The period saw exports to China rising by 5.6% year-on-year to over US$10 billion and South Korea by more than 16% to over US$5 billion. However, shipments to ASEAN markets fell 3% to US$12 billion and those to Japan edged down 5% to over US$9 billion.

According to the GSO, Vietnam posted goods export revenue of around US$14.5 billion in August, up 2.3% month-on-month and 9.5% compared to the same period a year ago. Of which, foreign direct investment (FDI) enterprises accounted for more than US$10 billion, increasing 1.7%, and domestic firms made up over US$4 billion, up 5.4% year-on-year.

Merchandise exports in the first eight months of this year amounted to more than US$106 billion, a year-on-year 9% increase. The FDI sector contributed nearly US$75 billion (including crude oil), nearly 15% higher than the same period last year, and domestic firms accounted for nearly US$32 billion, down 2.5% year-on-year.

Data of the GSO indicated goods with high outbound sales growth in the period included phones and phone parts worth nearly US$20 billion, up over 31% year-on-year; apparel US$15 billion, up nearly 11%; computers and computer parts US$9.9 billion, up around 52%; and footwear US$8 billion, up 21%.

However, revenues from other export products declined in January-August with seafood dropping nearly 17% year-on-year to US$4 billion, vehicles and vehicle parts slid over 7% to US$3.6 billion, and rubber products dipped more than 10% to US$921 million.

In August, imports stood at US$14.6 billion, down 0.5% month-on-month and 18.7% year-on-year. Despite the fall last month, imports in the first eight months were estimated at US$109.9 billion, up 16.4% versus the year-earlier period.

Of the total figure in January-August, local firms spent US$44.7 billion on imports, increasing 7.7% over the same period last year, and foreign-invested enterprises registered the remainder, up 23.2%.

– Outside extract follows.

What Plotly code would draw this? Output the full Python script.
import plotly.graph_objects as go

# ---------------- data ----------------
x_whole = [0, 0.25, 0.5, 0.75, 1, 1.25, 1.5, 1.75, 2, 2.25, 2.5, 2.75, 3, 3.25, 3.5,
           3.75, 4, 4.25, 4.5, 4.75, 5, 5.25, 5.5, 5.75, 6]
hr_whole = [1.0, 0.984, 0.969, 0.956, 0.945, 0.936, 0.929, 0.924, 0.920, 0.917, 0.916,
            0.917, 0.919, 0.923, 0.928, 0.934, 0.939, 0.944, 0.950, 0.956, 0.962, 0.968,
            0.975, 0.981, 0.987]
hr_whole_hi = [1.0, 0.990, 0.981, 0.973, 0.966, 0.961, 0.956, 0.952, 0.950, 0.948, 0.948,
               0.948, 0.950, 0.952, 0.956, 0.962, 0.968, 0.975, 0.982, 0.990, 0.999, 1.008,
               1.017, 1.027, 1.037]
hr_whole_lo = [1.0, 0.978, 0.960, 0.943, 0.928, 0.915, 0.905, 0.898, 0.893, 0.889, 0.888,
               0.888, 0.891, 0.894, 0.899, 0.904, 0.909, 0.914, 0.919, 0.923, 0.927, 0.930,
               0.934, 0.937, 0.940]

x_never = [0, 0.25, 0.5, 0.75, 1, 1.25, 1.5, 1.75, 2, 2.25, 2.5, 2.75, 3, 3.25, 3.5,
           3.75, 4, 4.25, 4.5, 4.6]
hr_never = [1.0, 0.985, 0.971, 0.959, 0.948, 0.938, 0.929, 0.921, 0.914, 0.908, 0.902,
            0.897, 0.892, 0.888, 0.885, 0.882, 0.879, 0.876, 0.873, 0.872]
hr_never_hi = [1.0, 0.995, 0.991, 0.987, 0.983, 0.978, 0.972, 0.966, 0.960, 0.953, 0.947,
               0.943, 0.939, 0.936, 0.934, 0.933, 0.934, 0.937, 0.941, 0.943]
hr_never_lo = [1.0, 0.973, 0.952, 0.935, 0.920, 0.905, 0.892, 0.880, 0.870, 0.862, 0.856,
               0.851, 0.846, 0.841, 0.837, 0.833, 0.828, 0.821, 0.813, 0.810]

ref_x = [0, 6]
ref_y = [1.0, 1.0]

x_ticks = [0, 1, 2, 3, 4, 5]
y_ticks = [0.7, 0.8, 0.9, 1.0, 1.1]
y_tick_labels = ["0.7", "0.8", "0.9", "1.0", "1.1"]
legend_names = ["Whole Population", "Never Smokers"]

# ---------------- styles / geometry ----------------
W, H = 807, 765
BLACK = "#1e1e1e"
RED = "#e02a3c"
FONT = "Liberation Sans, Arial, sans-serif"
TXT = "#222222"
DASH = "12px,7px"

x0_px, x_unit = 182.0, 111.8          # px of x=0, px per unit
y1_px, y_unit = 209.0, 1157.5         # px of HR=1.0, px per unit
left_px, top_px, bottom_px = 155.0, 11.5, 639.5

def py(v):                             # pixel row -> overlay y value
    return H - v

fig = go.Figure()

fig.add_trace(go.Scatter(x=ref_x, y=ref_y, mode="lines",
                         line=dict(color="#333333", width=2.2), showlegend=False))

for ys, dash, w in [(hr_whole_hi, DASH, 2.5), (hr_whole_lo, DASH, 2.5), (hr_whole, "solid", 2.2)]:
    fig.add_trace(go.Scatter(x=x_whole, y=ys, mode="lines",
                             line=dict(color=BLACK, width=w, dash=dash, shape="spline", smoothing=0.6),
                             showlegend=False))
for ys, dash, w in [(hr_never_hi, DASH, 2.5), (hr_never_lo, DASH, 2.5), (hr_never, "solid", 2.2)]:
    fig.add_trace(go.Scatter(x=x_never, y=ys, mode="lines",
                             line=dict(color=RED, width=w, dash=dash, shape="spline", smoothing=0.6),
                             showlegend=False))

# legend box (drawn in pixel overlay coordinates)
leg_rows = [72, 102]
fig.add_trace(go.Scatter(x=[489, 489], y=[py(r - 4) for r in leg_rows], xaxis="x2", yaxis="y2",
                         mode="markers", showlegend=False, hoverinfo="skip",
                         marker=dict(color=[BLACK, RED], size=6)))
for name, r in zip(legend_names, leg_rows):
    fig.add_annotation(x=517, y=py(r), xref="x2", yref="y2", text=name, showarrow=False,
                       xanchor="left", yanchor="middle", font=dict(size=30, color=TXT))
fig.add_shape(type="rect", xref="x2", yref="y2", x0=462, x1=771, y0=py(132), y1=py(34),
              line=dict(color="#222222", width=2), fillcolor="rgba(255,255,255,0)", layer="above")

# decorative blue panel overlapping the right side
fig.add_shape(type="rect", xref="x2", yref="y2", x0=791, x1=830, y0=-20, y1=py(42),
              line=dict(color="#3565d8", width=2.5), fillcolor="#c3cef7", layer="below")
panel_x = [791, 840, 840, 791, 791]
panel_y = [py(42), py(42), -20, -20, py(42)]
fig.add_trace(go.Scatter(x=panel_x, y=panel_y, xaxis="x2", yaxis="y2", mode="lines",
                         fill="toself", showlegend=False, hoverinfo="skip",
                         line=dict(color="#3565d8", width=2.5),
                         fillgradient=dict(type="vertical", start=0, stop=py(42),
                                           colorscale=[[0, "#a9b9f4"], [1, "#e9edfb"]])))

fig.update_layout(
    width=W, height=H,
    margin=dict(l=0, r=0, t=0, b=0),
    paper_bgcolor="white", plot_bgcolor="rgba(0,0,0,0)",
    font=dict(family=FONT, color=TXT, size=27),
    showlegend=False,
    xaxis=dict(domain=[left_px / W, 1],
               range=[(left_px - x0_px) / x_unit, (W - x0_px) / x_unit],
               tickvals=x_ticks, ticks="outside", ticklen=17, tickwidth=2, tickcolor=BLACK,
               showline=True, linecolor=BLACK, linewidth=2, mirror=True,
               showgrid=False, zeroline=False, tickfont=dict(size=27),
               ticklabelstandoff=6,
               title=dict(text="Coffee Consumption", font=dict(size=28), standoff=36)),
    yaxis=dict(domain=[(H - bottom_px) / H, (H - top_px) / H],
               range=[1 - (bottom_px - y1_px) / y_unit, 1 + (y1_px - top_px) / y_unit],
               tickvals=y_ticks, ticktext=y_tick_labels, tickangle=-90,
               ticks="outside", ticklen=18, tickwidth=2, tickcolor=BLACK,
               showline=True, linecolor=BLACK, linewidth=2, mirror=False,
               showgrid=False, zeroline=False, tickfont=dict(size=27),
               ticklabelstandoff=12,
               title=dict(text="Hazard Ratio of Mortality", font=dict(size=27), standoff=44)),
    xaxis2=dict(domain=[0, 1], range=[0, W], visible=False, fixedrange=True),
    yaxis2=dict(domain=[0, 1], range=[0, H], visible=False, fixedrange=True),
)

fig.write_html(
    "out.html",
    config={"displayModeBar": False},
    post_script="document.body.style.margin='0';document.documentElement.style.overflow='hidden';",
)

In spite of foreign-invested firms’ trade surplus of US$9.4 billion in the first eight months, Vietnam ran a trade deficit of US$3.6 billion in the period as local enterprises’ trade deficit jumped 44% to US$13 billion. Vietnam’s trade deficit with China was US$22.3 billion in the period.

However, the overall trade deficit was 3.4% of total exports in the period, below the 5% approved by the National Assembly for this year.

Commodities with high import growth in January-August included parts for the automotive industry with an 80.2% year-on-year rise to US$3.8 billion, and machines and equipment with 33.4% growth to US$18.9 billion.

Earlier this year, the Ministry of Trade forecast Vietnam could face a trade deficit of up to US$6 billion this year after three years of enjoying a trade surplus due to strong growth in import of materials, machines and equipment for production while exports would not experience a robust increase.